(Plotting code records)
- - - - - - -

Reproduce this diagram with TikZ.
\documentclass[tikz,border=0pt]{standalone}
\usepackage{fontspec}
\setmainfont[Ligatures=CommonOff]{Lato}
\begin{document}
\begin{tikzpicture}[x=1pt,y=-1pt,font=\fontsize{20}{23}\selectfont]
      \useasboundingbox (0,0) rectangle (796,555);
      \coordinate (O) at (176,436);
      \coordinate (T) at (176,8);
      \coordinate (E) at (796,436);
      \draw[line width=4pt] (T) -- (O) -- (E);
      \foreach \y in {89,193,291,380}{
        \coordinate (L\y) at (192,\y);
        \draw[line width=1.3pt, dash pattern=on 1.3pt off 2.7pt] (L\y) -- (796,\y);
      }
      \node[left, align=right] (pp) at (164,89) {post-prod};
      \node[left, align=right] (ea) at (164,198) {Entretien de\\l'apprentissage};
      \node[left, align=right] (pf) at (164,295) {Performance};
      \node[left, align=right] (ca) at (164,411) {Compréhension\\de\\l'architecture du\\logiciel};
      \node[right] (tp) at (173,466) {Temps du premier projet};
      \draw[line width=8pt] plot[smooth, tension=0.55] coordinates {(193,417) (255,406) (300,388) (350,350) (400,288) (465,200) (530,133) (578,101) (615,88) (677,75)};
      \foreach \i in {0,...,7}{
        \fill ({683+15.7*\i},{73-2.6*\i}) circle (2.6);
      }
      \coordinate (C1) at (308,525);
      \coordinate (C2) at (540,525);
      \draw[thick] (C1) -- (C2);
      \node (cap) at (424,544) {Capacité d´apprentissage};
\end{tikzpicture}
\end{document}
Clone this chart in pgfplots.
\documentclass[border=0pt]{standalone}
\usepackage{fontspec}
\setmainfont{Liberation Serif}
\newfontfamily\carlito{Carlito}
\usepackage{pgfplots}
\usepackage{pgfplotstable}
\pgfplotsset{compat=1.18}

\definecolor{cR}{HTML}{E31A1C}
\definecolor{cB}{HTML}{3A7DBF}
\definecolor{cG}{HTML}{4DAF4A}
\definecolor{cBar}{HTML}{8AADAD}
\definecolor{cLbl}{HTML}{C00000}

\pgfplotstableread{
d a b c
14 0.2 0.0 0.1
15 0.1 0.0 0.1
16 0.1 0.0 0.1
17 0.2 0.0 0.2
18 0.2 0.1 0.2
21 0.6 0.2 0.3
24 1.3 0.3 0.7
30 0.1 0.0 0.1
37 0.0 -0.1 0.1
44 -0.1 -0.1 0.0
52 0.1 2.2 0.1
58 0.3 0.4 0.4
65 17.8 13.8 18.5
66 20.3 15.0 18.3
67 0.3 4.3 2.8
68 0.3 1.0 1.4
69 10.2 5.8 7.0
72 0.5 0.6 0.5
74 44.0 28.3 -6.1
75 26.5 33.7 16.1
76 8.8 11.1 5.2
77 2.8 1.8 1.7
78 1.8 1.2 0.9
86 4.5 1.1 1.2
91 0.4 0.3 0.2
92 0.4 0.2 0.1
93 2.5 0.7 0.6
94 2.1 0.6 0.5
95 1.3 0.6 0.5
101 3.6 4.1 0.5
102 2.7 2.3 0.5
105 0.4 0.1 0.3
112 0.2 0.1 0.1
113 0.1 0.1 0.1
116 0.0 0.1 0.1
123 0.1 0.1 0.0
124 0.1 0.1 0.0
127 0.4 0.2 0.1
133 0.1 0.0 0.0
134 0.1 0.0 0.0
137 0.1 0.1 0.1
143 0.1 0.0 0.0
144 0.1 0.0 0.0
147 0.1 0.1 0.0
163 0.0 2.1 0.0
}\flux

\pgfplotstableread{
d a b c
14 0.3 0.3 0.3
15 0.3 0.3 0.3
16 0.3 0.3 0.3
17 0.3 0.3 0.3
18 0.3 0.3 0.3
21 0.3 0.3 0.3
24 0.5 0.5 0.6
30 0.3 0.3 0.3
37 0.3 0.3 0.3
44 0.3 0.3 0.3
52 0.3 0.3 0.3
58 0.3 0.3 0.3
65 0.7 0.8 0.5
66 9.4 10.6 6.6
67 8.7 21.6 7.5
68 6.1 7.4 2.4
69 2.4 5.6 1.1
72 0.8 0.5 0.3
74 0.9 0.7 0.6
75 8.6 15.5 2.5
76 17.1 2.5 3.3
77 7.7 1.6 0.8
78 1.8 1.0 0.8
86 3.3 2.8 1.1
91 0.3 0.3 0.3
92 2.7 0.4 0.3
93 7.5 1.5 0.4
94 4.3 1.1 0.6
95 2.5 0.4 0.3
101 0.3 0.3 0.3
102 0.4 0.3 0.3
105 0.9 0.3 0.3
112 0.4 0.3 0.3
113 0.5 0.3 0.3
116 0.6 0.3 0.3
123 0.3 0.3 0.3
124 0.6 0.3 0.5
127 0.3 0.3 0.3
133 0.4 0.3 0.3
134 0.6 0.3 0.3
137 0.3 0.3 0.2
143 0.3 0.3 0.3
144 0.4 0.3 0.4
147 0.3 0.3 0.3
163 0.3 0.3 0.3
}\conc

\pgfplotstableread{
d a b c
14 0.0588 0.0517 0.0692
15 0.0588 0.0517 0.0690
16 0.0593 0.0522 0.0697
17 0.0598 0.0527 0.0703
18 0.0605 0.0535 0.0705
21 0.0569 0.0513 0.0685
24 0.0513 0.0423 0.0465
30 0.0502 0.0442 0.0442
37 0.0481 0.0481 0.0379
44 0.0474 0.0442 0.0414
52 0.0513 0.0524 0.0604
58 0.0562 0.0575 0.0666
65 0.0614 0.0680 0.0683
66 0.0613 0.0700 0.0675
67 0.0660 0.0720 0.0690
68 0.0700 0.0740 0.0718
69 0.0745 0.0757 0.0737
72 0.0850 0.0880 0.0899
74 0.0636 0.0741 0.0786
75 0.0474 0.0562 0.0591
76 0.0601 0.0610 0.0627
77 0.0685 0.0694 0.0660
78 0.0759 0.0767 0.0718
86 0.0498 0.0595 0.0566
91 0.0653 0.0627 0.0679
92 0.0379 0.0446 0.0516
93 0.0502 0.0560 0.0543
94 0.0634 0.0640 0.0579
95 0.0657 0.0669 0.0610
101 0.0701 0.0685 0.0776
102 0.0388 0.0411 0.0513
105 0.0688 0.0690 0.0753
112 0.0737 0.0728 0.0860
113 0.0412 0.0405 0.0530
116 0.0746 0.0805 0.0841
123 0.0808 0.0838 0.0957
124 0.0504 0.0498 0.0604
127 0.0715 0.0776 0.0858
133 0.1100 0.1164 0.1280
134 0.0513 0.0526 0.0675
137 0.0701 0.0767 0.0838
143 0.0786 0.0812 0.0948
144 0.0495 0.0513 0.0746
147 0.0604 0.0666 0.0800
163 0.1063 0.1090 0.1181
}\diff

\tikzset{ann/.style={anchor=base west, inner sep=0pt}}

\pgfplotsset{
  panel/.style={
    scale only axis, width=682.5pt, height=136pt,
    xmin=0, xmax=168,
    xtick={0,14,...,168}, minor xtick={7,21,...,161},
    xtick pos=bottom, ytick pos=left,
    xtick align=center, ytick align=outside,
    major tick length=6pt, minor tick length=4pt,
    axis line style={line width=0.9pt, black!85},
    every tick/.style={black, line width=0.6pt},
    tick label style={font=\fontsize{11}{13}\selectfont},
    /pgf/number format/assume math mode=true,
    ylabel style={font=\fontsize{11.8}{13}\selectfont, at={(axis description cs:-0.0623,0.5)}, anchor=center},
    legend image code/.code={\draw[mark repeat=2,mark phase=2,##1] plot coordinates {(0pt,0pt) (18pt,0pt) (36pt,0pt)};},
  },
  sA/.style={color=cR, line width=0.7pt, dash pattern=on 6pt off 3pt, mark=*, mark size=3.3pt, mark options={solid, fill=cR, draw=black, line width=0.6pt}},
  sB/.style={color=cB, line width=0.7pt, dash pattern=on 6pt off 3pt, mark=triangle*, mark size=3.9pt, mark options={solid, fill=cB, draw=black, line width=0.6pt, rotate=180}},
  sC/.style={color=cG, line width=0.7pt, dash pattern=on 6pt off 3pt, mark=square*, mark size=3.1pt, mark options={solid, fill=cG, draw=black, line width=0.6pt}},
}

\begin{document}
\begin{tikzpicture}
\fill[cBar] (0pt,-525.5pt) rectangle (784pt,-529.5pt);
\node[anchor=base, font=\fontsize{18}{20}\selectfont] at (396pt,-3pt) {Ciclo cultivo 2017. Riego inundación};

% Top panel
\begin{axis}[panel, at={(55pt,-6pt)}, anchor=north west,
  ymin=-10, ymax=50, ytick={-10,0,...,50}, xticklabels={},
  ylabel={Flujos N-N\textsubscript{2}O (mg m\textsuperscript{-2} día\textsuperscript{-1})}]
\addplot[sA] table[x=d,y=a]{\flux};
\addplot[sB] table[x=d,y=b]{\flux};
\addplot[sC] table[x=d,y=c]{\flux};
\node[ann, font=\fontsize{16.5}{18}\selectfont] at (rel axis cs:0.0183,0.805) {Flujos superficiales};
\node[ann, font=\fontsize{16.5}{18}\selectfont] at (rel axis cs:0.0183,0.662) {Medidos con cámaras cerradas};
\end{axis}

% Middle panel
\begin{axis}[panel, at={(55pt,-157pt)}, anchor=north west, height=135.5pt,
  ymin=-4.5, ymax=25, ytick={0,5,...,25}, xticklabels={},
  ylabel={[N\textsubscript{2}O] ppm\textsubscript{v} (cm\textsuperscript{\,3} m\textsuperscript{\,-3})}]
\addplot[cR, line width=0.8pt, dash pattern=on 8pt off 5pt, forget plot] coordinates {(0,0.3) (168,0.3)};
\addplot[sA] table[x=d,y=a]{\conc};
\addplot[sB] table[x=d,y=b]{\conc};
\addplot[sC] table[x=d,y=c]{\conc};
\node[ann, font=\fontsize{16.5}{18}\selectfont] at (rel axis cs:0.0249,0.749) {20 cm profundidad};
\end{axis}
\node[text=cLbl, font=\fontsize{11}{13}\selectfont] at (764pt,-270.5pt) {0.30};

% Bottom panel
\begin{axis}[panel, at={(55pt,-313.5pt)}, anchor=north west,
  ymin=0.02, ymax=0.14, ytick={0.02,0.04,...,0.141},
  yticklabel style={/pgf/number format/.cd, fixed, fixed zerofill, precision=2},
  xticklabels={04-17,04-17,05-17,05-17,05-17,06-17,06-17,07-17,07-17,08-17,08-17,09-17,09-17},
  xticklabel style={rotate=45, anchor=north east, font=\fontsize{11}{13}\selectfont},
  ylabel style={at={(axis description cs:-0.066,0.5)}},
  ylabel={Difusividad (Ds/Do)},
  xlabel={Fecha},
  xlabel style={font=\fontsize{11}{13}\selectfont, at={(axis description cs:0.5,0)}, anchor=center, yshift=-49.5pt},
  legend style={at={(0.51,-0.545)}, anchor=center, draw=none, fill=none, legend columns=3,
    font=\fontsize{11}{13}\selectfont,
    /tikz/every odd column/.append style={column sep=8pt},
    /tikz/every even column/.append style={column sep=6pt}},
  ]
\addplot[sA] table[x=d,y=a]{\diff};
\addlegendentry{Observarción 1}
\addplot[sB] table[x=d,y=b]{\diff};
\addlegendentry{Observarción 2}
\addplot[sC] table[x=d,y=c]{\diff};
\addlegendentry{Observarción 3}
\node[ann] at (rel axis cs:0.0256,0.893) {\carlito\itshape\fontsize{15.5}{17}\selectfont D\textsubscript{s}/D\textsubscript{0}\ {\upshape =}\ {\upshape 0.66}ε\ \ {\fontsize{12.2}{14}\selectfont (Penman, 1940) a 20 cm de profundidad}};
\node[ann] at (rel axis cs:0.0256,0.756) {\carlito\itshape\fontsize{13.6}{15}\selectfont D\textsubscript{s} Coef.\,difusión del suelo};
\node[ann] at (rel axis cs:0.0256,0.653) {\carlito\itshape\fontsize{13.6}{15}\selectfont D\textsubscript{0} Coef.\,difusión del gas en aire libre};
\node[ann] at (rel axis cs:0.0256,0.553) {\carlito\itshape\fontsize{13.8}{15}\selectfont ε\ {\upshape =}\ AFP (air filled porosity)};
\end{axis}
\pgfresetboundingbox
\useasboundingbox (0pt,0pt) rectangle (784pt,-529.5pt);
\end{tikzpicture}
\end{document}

- - - - - - -

**STATED EXERCISE**
Search the records for the word "this" and copy every line where it occurs.

**THE SOLUTION**
Reproduce this diagram with TikZ.
Clone this chart in pgfplots.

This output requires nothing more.